Hillary Clinton’s aides at the State Department wanted to set up a "stand-alone" computer operating on a network separate from that of the agency so that she could check email from her office.
According to a chain of emails obtained by Judicial Watch through a Freedom of Information Act (FOIA) lawsuit, Clinton also did not know how to use a computer to check her email when she first took office as the secretary of state.
The emails, which were sent and received in January 2009 at the start of Clinton’s tenure at State, show officials discussing the idea of setting up a "stand-alone PC" connected to a non-State Department computer network.
"I think we should go ahead (but will await your green light) and set up a stand-alone PC in the Secretary’s office, connect to the internet (but not through our system) to enable her to check her emails from her desk," State Department official Lewis Lukens wrote to aides Cheryl Mills, Huma Abedin, and Patrick Kennedy on January 24.
Kennedy responded by saying that the "stand-alone separate network PC is [a] great idea."
"Yes we were hoping for that if possible so she can check her email in her office," Abedin, who currently serves as vice chairwoman of Clinton’s presidential campaign, replied.
Lewis then wrote that Clinton’s inability to use a computer to check email, according to Mills, presented a problem for such a computer setup.
"I talked to Cheryl about this.
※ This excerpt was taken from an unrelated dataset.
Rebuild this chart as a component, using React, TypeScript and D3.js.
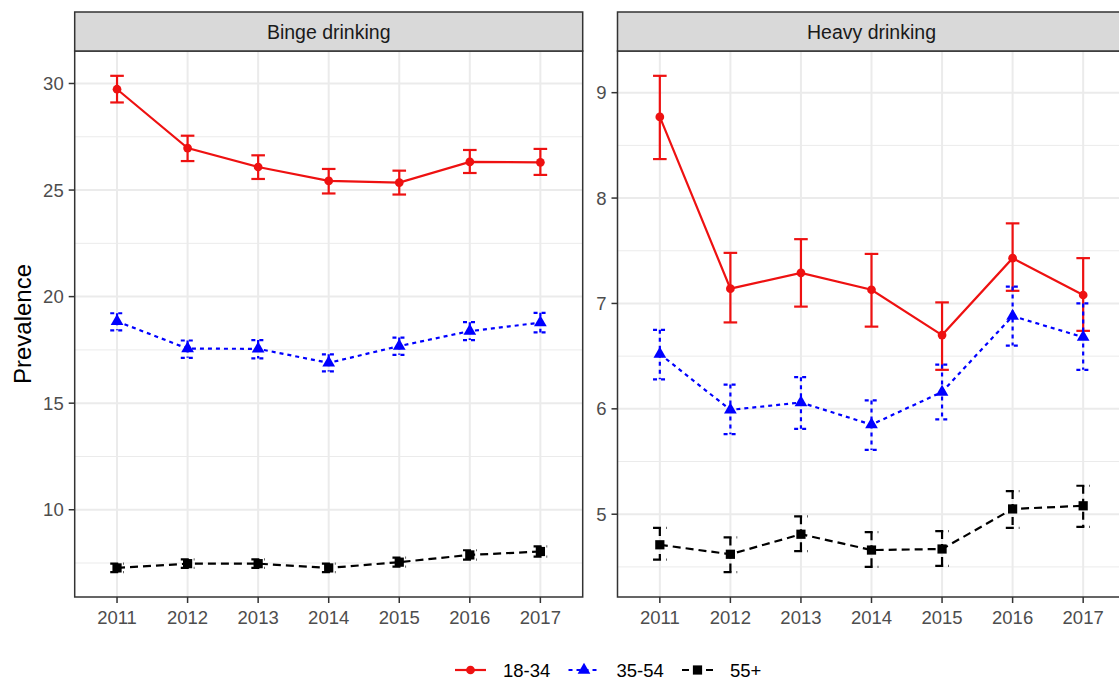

She says a problem is hrc does not know how to use a computer to do email–only bb [Blackberry]," Lewis wrote the group. "But, I said would not take much training to get her up to speed."
The latest revelations come as Clinton continues to weather scrutiny for her use of a private, unsecured email server based out of her Chappaqua, New York, home to conduct State Department business. Clinton has been heavily criticized for using a personal email system to do sensitive government business, though she has denied that she ever sent or received classified information on her private email address.
Last week, the State Department announced that 22 Clinton emails have been found to contain top secret information. The Obama administration blocked the release of these messages because of their sensitive nature.
The email issue has created hurdles for Clinton as she pursues the Democratic nomination for president. Clinton and her competitors, Sen. Bernie Sanders (I., Vt.) chief among them, will face off in the Iowa caucus Monday night.